The couple and a handful of volunteers have begun transforming the once abandoned hill into an arboretum by planting native trees, “With a focus on plants that attract birds, in order to reinvigorate the eco-system,” explained Totah. “But we are struggling so much, because there is no water.”
This being Area C, essential infrastructure work that would launch the site as a Palestinian eco-park cannot be carried out. “People ask us to fix the dirt road that leads up the hill but it’s not allowed. We need to run an electricity line and get water up here but it’s not allowed.
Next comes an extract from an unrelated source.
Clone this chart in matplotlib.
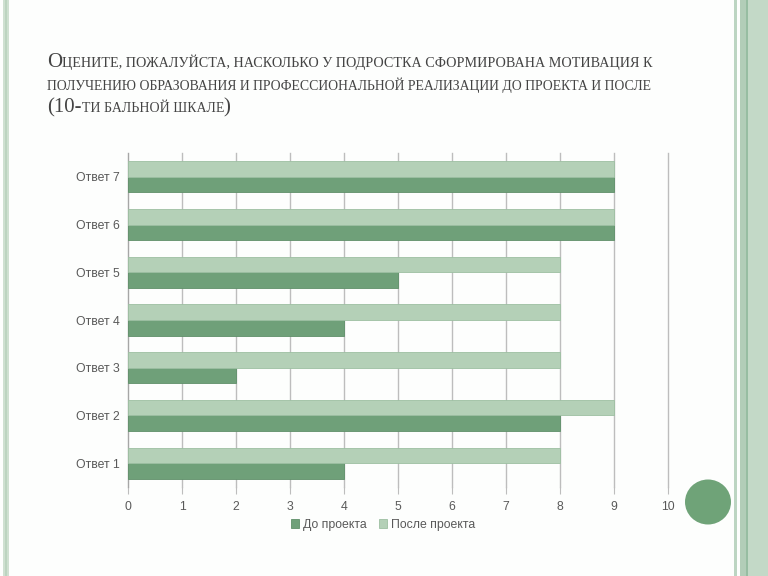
import numpy as np
import matplotlib
matplotlib.use("Agg")
import matplotlib.pyplot as plt
from matplotlib.patches import Rectangle, Ellipse

categories = ["Ответ 1", "Ответ 2", "Ответ 3", "Ответ 4", "Ответ 5", "Ответ 6", "Ответ 7"]
before = [4, 8, 2, 4, 5, 9, 9]
after = [8, 9, 8, 8, 8, 9, 9]
series_names = ["До проекта", "После проекта"]
x_ticks = list(range(0, 11))

# small caps title: (text, size) pieces per line
title_lines = [
    [("О", 15), ("ЦЕНИТЕ, ПОЖАЛУЙСТА, НАСКОЛЬКО У ПОДРОСТКА СФОРМИРОВАНА МОТИВАЦИЯ К", 10.2)],
    [("ПОЛУЧЕНИЮ ОБРАЗОВАНИЯ И ПРОФЕССИОНАЛЬНОЙ РЕАЛИЗАЦИИ ДО ПРОЕКТА И ПОСЛЕ", 9.9)],
    [("(10-", 15), ("ТИ БАЛЬНОЙ ШКАЛЕ", 10), (")", 15)],
]

W, H = 768, 576
dark = "#6fa079"
light = "#b4d0b7"
grid_c = "#bdbdbd"
text_c = "#595959"

fig = plt.figure(figsize=(W / 100, H / 100), dpi=100)
fig.patch.set_facecolor("#fdfefd")

def fx(px):
    return px / W

def fy(py):
    return 1 - py / H

# decorative stripes
def stripe(x0, x1, color):
    fig.add_artist(Rectangle((fx(x0), 0), fx(x1 - x0), 1, transform=fig.transFigure,
                             facecolor=color, edgecolor="none", zorder=0))

stripe(3, 9, "#cfe0d1")
stripe(5, 7, "#bcd4c0")
stripe(734, 737, "#bcd5c2")
stripe(740, 746, "#b2cdb8")
stripe(746, 748, "#97bda2")
stripe(748, 768, "#c3d9c7")

fig.add_artist(Ellipse((fx(708), fy(502)), fx(46), 45 / H, transform=fig.transFigure,
                       facecolor="#6fa378", edgecolor="none", zorder=1))

# title
renderer = fig.canvas.get_renderer()
baselines = [67, 90, 112]
for line, base in zip(title_lines, baselines):
    x = fx(47)
    for s, size in line:
        t = fig.text(x, fy(base), s, fontsize=size, family="Liberation Serif",
                     color="#444444", va="baseline", ha="left")
        bb = t.get_window_extent(renderer)
        x = bb.x1 / W

# chart
ax = fig.add_axes([fx(128), fy(487), fx(540), 334 / H])
ax.set_facecolor("none")
y = np.arange(len(categories))
h = 0.325
ax.barh(y - h / 2, before, height=h, color=dark, edgecolor="#5f8f69", linewidth=0.6,
        label=series_names[0], zorder=3)
ax.barh(y + h / 2, after, height=h, color=light, edgecolor="#9dbfa2",
        linewidth=0.6, label=series_names[1], zorder=3)

ax.set_xlim(0, 10)
ax.set_ylim(-0.5, len(categories) - 0.5)
ax.set_xticks(x_ticks)
ax.set_yticks(y)
ax.set_yticklabels(categories)
ax.xaxis.grid(True, color=grid_c, linewidth=1, zorder=0)
for gl in ax.get_xgridlines():
    gl.set_clip_on(False)
ax.tick_params(axis="x", length=5, color=grid_c, labelsize=8.8, labelcolor=text_c, pad=5)
ax.tick_params(axis="y", length=0, labelsize=8.8, labelcolor=text_c, pad=6)
for lab in ax.get_xticklabels() + ax.get_yticklabels():
    lab.set_family("Liberation Sans")
for side in ["top", "right", "bottom"]:
    ax.spines[side].set_visible(False)
ax.spines["left"].set_color("#a6a6a6")

leg = ax.legend(loc="center", bbox_to_anchor=(fx(383), fy(525)), bbox_transform=fig.transFigure,
                ncol=2, frameon=False, handlelength=0.7, handleheight=0.7, handletextpad=0.3,
                columnspacing=1.0, prop={"family": "Liberation Sans", "size": 8.8})
for t in leg.get_texts():
    t.set_color(text_c)

fig.savefig("out.png", dpi=100, facecolor=fig.get_facecolor())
We would like to build a rain harvesting cistern, but that’s also technically illegal,” said Cooper. “Palestine is historically ‘fellaheen’ (agricultural society), water is a necessary resource but today we have settlements sitting on top of the aquifers.”
Looking back on the past 2 years, the couple can list plenty of the setbacks but thanks to the support of private individuals and small grants, they are able to attract visitors through activities such as astrology night camps and workshops on stone wall building, grey water systems, beekeeping or tree planting.
Cooper and Totah want to provide visitors coming to Area C with an experience of the land, and homeland, as a living entity that nurtures and needs nurturing rather than as a static ideal or a memory of something lost.
A recent Dabke (traditional dance) event on the hill offered a metaphor for their mission when following a flawed performance, one of the young dancers told Cooper ‘we can do much better on a stage.’ To this, she answered ‘habibi (dear), Dabke came from this dirt and the best Dabke you’ll ever dance was today on this dirt.’
At Mashajar Juthour, explains Cooper, talking about Palestinian natural heritage means talking about the identity, culture and traditions that came out of the relationship to the land. “So that kids don’t think that Dabke danced on a theatre stage is better than Dabke danced on the dirt.”